Hopping right out of our jolly descriptions we find our rag-tag team of rarely-do-wells in a fight for not only their life but — well, honestly, let’s not exaggerate here — mostly just their life.
Jumping from what appears to conveniently be a phenomenal drinking game of “try and guess what’s going to happen next” — you take a shot every time you’re wrong, you’ll be dead by the thirty-minute mark, I’m not responsible for your liver — in a film so absurd you will not guess. Trust me. You will not guess.

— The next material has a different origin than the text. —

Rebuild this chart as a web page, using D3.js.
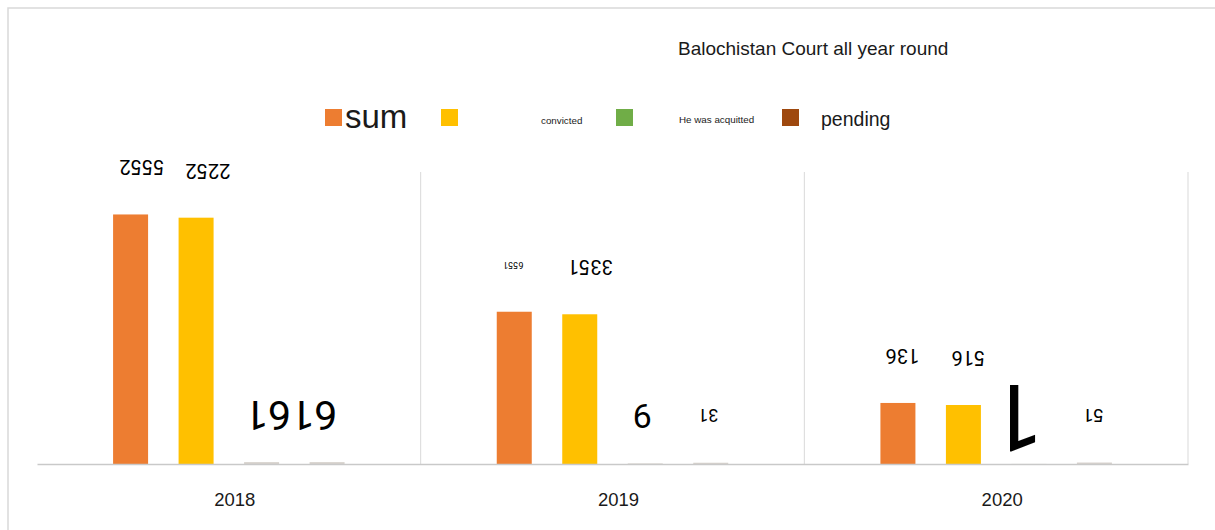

Plot plot plot, time-space man says, “47 cents” (they really could of went for the classic 42 here I swear) — and everyone nods, and suddenly we find ourselves deep in the trenches of a zomboid Black Mirror project that forgot to tell its extras that they’re done filming for the day. They’re still there. Still shambling. Still wondering if craft services is ever coming back. Featuring a — well, let’s just say it’s got a lot of furBALLS. If you know, you know. If you don’t know, you’ll find out, and you’ll never be the same. With a couple of Scooby snacks for the road, Clifford the Thing clomps away into the moonlight without a moment to spare, leaving behind only questions and a faint smell of glitter. (can you smell glitter?)

While we swing back to the main timeline — in a galaxy way too close we’re given our ever-perpetuating villain speech. You know the one. “Me good, your plan bad, I am good, listen to good, me — why? Because.” It’s a villain thing. You get it. You’ve seen it a hundred times. But here? Here it fails. Miserably. At the hands of common sense herself. And let me tell you, watching common sense win? In this economy? In this timeline? It’s refreshing. It’s cathartic. its…wait…
A 4/5 movie for the premise alone. A 4.3/5 movie for execution.
An exhaustingly wild ride through and through — like a theme park attraction designed by someone who’s never actually been to a theme park but has heard rumors — and I would do it again for the 118th time. Maybe the 119th. Maybe I’ll just move in. Set up a little cot. Watch it on loop until I forget what reality even looks like. At this point, I’m not sure I’d notice the difference.